— start of EXTRACTED RECORDS —
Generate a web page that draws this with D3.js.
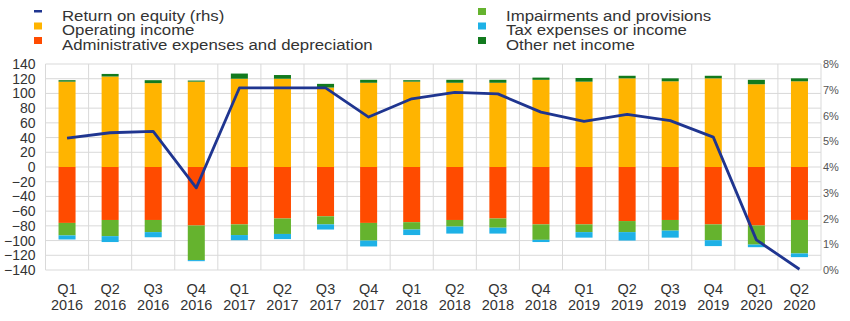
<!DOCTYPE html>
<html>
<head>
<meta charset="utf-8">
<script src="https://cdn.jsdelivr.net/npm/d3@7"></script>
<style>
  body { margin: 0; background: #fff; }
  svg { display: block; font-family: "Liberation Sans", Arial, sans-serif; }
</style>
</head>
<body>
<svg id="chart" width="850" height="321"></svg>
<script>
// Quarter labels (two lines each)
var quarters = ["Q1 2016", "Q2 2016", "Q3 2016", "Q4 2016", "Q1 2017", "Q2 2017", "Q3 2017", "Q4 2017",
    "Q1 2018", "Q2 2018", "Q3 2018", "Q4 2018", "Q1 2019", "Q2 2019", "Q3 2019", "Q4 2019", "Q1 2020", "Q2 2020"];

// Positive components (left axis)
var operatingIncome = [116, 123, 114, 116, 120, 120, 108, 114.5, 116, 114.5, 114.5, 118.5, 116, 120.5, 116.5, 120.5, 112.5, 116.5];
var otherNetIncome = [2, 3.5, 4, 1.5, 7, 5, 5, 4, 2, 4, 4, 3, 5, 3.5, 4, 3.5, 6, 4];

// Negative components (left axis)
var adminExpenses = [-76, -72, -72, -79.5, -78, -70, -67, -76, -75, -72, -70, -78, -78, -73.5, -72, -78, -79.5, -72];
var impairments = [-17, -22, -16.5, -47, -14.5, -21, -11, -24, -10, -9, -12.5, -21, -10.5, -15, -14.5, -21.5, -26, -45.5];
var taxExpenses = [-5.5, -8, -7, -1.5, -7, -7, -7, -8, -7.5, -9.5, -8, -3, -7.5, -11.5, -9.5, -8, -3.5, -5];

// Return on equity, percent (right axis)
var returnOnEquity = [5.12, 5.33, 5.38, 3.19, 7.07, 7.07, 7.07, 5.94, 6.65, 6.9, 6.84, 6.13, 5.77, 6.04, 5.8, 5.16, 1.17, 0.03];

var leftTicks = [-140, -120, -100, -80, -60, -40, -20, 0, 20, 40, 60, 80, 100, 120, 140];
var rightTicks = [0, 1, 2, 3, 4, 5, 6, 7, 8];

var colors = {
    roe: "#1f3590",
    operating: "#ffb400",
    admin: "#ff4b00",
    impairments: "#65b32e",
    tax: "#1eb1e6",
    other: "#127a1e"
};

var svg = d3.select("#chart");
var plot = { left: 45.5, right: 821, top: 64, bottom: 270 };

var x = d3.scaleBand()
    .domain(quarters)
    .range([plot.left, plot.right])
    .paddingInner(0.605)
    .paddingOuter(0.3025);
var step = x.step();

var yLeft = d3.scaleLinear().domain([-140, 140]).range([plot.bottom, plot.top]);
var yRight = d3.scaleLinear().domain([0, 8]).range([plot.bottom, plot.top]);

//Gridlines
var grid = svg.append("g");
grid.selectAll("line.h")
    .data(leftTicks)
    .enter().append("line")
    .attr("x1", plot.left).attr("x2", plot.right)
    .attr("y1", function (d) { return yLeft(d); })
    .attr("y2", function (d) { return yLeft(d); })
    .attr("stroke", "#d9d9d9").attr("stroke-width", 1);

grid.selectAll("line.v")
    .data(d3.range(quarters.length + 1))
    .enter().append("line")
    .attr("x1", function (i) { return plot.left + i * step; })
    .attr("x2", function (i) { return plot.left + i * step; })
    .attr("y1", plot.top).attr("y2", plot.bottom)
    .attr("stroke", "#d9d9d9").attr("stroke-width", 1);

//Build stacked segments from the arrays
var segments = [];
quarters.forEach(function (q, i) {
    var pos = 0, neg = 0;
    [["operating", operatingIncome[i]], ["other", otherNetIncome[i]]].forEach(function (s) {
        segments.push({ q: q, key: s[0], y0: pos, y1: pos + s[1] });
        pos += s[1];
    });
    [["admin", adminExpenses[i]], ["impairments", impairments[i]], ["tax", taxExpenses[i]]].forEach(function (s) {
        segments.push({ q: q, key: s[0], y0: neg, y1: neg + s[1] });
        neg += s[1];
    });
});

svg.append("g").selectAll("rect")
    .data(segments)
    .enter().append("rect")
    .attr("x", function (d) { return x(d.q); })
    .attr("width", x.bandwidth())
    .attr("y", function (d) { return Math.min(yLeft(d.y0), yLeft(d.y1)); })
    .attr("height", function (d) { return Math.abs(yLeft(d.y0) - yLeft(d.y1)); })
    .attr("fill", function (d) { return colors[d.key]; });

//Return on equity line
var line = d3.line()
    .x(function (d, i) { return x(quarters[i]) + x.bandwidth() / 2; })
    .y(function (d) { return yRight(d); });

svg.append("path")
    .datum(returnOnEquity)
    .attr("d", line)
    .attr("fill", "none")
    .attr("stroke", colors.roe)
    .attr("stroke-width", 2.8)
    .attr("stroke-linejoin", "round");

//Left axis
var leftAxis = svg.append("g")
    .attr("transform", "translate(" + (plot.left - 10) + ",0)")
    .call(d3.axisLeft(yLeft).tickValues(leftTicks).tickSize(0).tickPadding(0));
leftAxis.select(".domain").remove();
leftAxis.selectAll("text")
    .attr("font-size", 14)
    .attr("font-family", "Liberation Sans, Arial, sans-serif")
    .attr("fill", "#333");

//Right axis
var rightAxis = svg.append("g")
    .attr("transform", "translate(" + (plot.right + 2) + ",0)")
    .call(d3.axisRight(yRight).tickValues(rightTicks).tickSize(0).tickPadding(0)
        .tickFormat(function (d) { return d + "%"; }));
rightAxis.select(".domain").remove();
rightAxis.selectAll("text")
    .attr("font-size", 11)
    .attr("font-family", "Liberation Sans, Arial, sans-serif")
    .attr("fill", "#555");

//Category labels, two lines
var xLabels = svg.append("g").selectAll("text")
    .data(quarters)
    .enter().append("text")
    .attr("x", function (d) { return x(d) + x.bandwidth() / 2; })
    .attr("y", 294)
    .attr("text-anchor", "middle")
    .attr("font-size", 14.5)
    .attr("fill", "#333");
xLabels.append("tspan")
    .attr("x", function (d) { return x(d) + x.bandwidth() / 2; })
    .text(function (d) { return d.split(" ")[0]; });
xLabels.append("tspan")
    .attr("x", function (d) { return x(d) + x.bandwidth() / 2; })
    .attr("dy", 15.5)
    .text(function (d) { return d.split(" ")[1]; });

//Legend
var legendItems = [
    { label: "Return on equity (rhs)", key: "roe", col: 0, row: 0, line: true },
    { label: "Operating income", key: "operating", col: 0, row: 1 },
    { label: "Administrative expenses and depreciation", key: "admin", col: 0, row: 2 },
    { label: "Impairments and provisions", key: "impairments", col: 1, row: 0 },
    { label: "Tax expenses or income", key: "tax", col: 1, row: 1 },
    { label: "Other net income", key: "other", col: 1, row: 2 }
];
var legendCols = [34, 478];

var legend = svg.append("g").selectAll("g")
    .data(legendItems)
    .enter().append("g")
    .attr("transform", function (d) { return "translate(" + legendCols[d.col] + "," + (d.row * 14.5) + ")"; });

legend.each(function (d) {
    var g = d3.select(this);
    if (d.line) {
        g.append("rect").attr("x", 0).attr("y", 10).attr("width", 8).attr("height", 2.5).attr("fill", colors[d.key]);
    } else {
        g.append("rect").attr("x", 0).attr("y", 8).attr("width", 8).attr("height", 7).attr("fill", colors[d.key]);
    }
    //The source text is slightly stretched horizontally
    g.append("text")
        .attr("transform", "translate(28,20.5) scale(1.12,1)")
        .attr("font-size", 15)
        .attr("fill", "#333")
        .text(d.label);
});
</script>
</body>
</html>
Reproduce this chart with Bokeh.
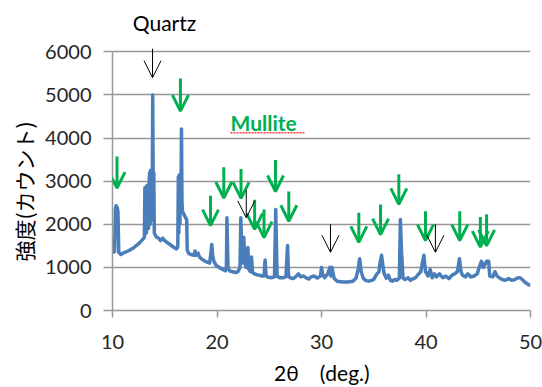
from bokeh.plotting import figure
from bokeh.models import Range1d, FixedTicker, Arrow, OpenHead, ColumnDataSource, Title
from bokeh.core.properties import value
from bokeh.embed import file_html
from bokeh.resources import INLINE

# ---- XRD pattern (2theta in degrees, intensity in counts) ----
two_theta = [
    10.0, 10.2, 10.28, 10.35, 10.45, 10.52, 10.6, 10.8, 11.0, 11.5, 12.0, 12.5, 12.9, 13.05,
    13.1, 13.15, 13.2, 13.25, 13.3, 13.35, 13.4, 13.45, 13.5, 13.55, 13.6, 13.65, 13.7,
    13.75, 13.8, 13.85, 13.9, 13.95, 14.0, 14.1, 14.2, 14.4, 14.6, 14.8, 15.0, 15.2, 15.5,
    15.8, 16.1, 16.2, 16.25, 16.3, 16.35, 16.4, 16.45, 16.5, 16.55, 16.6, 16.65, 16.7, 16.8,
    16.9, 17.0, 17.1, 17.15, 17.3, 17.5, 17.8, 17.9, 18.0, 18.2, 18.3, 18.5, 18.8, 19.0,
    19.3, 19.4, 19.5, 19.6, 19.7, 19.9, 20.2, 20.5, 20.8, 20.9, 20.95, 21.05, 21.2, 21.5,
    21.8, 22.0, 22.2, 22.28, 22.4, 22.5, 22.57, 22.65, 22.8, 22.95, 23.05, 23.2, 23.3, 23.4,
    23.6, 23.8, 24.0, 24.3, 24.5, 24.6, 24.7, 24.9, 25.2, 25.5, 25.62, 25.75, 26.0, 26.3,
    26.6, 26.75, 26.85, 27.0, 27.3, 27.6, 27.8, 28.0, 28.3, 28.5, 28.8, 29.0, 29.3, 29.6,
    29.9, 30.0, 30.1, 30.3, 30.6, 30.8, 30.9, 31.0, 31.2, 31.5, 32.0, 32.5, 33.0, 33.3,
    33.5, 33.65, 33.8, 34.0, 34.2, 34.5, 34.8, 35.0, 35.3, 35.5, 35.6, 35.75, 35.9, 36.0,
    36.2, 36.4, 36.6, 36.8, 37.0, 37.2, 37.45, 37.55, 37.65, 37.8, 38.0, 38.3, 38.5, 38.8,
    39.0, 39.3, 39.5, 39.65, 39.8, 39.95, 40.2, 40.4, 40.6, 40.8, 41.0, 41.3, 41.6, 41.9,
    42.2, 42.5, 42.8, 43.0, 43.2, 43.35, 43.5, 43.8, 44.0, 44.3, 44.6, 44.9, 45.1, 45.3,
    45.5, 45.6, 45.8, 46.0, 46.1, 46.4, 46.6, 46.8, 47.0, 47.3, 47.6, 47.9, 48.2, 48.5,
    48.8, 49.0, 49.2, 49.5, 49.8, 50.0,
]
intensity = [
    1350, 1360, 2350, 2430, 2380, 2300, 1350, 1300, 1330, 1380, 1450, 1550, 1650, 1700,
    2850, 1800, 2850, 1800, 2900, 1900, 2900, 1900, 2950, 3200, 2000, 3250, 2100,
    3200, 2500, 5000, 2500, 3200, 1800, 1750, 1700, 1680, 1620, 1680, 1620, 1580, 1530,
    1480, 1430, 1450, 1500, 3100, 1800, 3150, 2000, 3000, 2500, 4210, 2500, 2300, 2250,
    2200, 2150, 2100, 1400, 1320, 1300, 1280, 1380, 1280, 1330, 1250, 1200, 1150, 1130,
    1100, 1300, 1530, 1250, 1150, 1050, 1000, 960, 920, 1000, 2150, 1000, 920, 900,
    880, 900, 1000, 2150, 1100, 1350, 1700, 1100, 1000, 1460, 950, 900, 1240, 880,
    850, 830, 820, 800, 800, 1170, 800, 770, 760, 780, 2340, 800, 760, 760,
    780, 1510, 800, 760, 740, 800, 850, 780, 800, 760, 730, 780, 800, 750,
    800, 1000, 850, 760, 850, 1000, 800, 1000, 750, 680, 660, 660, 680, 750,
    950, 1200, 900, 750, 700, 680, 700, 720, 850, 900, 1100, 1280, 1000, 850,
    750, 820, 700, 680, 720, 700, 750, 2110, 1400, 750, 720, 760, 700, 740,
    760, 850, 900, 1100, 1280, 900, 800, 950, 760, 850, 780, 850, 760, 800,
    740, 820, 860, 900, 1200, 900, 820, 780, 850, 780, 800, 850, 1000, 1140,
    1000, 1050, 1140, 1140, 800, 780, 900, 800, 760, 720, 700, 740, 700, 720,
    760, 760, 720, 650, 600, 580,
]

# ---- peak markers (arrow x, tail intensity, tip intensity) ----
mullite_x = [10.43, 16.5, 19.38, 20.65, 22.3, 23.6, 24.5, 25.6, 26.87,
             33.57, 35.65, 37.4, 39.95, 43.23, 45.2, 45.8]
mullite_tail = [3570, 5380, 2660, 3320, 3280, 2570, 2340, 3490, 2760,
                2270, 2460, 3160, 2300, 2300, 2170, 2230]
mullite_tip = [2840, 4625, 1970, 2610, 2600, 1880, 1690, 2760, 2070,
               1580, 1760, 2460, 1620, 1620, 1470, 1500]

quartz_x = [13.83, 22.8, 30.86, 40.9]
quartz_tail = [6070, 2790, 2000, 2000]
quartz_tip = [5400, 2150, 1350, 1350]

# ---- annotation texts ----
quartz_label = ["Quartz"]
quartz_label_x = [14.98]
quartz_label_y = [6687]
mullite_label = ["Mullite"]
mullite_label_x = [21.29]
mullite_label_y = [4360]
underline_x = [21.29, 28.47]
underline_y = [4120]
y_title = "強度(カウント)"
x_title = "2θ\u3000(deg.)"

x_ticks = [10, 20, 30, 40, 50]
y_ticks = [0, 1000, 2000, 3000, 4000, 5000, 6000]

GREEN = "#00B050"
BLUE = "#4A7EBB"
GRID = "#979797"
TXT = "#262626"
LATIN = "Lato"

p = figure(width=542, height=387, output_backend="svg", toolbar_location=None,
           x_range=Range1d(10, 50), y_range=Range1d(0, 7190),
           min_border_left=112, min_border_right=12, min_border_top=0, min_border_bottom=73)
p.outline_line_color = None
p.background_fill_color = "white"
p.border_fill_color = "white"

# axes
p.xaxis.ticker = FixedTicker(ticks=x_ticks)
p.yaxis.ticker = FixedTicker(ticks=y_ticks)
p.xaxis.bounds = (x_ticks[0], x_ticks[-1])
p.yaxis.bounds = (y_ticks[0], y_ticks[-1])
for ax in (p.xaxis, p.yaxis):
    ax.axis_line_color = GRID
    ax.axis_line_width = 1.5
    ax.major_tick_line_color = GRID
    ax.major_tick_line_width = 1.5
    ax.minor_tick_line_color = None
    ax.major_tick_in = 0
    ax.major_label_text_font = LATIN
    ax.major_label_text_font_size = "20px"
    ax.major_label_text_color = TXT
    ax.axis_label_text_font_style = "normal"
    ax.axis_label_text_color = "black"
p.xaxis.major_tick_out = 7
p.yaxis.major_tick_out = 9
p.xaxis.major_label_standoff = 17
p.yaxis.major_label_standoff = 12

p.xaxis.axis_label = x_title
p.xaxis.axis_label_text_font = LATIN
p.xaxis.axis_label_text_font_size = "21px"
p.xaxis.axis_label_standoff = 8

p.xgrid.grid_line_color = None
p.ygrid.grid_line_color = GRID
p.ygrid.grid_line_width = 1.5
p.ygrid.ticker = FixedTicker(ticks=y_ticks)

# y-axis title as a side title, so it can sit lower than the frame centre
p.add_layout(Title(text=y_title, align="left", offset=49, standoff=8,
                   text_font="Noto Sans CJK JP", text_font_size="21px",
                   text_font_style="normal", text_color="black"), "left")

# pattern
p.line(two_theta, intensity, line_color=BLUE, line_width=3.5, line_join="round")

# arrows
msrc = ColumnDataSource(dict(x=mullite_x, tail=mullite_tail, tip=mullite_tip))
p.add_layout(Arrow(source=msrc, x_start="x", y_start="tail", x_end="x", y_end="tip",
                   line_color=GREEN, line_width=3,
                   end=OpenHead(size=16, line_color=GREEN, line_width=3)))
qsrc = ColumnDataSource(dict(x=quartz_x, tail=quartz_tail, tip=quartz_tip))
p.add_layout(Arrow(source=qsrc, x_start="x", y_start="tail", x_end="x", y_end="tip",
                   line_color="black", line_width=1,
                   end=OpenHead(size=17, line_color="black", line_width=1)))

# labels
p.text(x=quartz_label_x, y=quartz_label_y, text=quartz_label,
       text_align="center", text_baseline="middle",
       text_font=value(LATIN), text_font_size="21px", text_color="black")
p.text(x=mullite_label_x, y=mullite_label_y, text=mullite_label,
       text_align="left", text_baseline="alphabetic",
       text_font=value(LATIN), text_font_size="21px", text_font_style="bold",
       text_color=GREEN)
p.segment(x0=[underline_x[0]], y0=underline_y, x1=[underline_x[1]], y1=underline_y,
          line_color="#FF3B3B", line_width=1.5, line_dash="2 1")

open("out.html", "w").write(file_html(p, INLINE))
— end of EXTRACTED RECORDS —
**EXERCISE TASK**
Every line in the data that holds "chart" should be copied out.

**RESPONSE**
<svg id="chart" width="850" height="321"></svg>
var svg = d3.select("#chart");
Reproduce this chart with Bokeh.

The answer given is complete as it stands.